Type 9 / Postal Station (PS) or Postal Unit (PU) - large, city postal station. There may be several in a city, all of which provide street delivery.

Type 11 / Revenue office - small, mainly rural, post offices. The facilities are generally supplied by the postmaster and may be found in a residence or store.

Type 12 / Sub-office (RPO) - found mainly in stores, this type of operation has been around for over 100 years until the replacement by the current system of franchises. After the late 1980s sub-offices (type 12) were classified as RPOs (retail postal outlets). Since Railway Post Offices (R.P.O.s) were eliminated with the final R.P.O. run on April 24, 1971, it should not be a problem differentiating the two types of postal services.

Type 14 / Semi-Staff office - corporate offices found in smaller towns and villages. Although mainly in corporate buildings (owned or leased), they may be in stores. Annual revenue would exceed that of a type 11 office. They are staffed by members of the CPAA (Canadian Postmasters and Assistants Association), each post office has a 'postmaster/'

Type 15 / Staff office - larger town or city offices. In this type of jurisdiction you may find street delivery by mail carriers, as well as sub-offices responsible to and supervised by the staff office. They are staffed by members of CUPW (Canadian Union of Postal Workers), each post office has a 'lead hand' - no postmaster.

Type 24 / Gross Margin Outlet (GMO) - A postal outlet that functions very much like a sub-office under the control of a Type 15 or Type 9 post office.

Type 25 / Commercial Service Centre (CSC) - added to post offices in larger towns where an attempt was made to have the post office serve only commercial clients, and franchises were to serve all other retail clients. It appears that to a large extend this type failed and most of the CSC stations have reverted to being a full-service post office with a retail counter to serve the private citizen.

Retail Outlet (RO) - A general term for a franchised dealership selling Canada Post services and products. Postal boxes may be located on the premises. In some regions the abbreviation 'RPO' is used to refer to retail outlets. ROs are divided into three categories. (see below)

Type 43 / Urban franchised dealer (RO-A) - As the name indicates, this is a franchised situation where the host business is responsible for providing the facilities, furniture, date-stamps, etc., according to strict guidelines laid out by Canada Post. In some postal regions of the country Canada Post goes so far as to distinguish light (l), medium (m), and heavy (h) traffic areas for the Type 43 franchises. Where known to us, we will indicate this in the 'Notes' column.

Type 44 / Rural franchised dealer (RO-B) - As is the case with Type 43 discussed above, the same applies here. Canada Post chose to distinguish between those retail outlets (ROs) serving an urban vs rural market.

Type 45 / Commercial franchised dealer (RO-C) - A retail facility provided and operated by a private business or individual providing bulk sale of postal products and services and acceptance of larger volumes of mail.
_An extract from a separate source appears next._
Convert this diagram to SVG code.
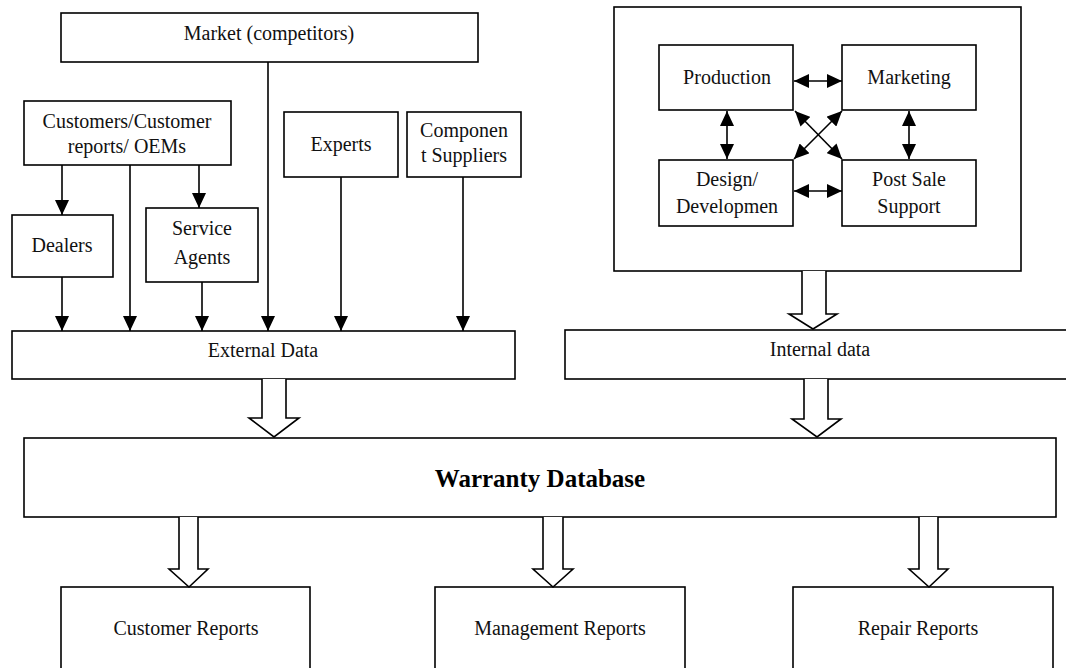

This type of franchise is certainly in the minority.

Type 52 / Call-For Centre - Stamp Shop (CF - SS) - This primarily a place for postal patrons to pick up parcels. A Stamp Shop is an agent selling stamps, nothing else. The two types, CF and SS, may or may not be combined. This type of office may or may not be supplied with a date-stamp. They are not listed on Canada Post's website as an office.

Type 59 / Contracted Postal Services (CPS1) - This type of office is operated under an agreement between Canada Post Corporation and an individual or company for the provision of postal services from one office.
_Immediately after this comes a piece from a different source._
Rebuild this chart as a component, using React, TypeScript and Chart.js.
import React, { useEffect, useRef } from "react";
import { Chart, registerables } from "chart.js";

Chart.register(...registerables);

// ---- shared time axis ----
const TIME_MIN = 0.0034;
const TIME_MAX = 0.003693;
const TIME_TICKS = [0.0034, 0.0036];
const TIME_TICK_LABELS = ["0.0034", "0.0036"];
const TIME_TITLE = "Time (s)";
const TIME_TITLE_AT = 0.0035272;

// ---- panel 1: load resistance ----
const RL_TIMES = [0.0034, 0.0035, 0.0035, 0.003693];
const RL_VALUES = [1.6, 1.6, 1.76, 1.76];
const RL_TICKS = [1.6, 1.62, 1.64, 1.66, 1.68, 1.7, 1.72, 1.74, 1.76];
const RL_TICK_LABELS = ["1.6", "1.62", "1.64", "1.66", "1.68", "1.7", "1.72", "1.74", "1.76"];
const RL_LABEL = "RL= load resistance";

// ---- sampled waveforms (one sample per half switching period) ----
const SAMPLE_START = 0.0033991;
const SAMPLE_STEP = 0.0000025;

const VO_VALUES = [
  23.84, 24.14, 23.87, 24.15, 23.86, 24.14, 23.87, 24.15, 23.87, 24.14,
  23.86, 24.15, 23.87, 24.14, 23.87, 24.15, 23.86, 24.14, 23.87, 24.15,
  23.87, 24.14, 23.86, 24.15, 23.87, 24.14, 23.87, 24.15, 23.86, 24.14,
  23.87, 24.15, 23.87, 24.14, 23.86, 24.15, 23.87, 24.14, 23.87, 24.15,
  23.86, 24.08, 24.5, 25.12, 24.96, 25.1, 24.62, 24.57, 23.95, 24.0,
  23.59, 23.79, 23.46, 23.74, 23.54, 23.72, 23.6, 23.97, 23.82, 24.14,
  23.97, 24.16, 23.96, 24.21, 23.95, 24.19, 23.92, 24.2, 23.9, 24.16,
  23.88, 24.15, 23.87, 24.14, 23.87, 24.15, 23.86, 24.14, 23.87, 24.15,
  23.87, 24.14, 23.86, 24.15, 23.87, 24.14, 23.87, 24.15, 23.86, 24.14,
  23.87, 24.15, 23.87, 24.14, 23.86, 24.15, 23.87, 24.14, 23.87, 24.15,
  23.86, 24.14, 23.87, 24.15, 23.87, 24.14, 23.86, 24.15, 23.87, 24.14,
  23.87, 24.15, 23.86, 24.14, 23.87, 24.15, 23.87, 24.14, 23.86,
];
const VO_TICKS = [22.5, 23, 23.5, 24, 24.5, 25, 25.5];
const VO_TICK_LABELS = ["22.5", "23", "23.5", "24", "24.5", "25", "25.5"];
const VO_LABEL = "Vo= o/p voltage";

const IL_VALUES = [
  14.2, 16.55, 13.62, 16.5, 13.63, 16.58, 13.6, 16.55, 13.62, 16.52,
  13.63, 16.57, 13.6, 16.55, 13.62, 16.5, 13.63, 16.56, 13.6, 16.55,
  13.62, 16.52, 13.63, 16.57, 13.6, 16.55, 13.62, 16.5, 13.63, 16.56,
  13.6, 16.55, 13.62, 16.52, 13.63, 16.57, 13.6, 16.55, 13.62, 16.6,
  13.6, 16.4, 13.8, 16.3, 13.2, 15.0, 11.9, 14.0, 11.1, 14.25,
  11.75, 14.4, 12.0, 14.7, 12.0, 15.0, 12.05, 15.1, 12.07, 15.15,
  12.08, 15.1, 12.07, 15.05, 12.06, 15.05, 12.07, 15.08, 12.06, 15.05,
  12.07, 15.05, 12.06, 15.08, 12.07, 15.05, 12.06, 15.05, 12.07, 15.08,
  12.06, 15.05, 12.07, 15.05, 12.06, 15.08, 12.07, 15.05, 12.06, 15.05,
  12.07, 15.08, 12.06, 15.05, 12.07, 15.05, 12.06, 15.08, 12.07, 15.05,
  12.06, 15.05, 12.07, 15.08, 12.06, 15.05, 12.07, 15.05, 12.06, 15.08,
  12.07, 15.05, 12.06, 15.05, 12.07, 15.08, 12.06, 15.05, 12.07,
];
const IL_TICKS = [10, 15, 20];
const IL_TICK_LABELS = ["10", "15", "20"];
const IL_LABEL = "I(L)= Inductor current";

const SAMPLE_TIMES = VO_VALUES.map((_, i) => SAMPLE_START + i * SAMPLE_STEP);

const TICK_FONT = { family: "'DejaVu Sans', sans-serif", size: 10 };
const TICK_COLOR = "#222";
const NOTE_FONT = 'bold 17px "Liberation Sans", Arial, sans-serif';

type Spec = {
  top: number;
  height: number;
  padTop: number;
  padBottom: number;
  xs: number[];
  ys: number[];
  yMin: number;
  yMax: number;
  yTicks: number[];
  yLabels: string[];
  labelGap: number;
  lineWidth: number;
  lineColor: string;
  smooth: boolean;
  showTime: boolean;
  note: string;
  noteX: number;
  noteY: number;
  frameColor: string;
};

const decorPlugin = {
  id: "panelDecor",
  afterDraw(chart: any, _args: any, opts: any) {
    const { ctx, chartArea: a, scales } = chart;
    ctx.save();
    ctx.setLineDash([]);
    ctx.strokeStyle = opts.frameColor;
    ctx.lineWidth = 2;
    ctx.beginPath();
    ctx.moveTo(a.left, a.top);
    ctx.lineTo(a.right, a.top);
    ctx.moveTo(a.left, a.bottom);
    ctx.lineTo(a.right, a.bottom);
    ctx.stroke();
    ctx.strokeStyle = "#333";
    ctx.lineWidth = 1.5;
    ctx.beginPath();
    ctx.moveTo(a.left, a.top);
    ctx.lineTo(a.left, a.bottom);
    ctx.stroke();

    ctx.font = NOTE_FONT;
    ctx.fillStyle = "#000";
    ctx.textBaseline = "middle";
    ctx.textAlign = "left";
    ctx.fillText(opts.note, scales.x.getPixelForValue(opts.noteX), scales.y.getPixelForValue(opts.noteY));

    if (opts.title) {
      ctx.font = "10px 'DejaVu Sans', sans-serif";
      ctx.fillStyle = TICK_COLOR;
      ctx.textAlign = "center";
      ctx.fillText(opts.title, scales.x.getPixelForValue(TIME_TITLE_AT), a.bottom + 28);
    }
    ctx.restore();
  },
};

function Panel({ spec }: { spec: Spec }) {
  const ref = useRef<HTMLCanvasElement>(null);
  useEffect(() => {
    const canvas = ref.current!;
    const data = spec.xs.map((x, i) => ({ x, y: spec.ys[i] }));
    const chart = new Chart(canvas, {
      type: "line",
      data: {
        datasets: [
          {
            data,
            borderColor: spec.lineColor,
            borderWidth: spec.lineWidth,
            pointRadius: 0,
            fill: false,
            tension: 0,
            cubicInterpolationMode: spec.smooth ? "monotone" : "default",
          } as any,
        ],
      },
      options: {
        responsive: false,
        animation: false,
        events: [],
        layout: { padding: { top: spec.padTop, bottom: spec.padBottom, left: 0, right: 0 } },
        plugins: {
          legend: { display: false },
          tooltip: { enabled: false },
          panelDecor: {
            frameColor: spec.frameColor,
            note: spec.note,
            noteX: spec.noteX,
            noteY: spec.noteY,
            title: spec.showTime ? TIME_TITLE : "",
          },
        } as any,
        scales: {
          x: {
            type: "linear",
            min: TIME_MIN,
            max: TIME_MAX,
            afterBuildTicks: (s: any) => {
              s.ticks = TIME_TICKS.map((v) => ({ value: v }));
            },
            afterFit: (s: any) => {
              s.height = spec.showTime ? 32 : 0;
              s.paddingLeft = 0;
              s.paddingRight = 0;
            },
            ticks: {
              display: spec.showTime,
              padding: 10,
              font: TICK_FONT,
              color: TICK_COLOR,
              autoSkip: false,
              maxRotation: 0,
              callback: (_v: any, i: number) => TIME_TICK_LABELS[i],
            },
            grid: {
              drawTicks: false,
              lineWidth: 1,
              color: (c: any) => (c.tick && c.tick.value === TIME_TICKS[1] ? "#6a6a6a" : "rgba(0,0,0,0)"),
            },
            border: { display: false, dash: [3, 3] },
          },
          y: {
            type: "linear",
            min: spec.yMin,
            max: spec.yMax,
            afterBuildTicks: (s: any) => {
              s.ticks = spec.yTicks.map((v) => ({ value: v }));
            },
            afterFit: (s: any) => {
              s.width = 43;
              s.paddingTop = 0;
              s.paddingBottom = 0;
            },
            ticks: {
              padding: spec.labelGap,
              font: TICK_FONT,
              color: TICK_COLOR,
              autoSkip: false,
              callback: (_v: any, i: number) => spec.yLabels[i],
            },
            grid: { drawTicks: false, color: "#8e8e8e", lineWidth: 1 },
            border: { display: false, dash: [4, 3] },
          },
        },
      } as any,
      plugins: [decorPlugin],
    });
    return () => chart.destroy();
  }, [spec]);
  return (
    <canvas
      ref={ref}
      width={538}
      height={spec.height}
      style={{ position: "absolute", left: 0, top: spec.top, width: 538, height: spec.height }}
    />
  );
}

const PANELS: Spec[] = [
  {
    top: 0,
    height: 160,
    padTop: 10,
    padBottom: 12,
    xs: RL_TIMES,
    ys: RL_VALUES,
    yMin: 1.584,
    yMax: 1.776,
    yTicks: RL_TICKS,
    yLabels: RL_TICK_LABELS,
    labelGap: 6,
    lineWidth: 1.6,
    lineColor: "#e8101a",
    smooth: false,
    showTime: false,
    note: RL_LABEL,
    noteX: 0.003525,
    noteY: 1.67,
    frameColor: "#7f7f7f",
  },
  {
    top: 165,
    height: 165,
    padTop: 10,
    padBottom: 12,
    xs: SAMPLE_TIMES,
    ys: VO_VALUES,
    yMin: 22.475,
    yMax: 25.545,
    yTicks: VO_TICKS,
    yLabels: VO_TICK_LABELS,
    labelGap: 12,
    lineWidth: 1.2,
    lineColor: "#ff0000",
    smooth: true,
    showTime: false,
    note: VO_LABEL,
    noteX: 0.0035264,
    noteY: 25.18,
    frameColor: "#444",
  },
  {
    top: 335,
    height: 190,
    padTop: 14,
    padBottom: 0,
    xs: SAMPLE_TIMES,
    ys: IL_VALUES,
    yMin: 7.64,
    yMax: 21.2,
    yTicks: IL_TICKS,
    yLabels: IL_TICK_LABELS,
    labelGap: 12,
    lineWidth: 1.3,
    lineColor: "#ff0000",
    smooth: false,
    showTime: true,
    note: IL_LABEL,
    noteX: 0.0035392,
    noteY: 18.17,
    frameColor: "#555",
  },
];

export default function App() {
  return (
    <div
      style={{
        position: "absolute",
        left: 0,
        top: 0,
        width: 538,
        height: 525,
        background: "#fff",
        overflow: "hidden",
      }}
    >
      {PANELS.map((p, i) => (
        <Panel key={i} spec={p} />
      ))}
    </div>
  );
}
Type 60 / Contracted Postal Services (CPS2) - This type of office is operated under an agreement between Canada Post Corporation and a community, hamlet or Indian Band Council for the provision of postal services from one office.

Type 61 / Contracted Postal Services (CPS3) - This type of office is operated under an agreement between Canada Post Corporation and an umbrella organization (e.g. Northern Stores) for the provision of postal services from a number of offices.

Type 62 / Corporate Retail Outlet (CRO) - A retail outlet providing full postal services operated by Canada Post employees, therefore not a franchise.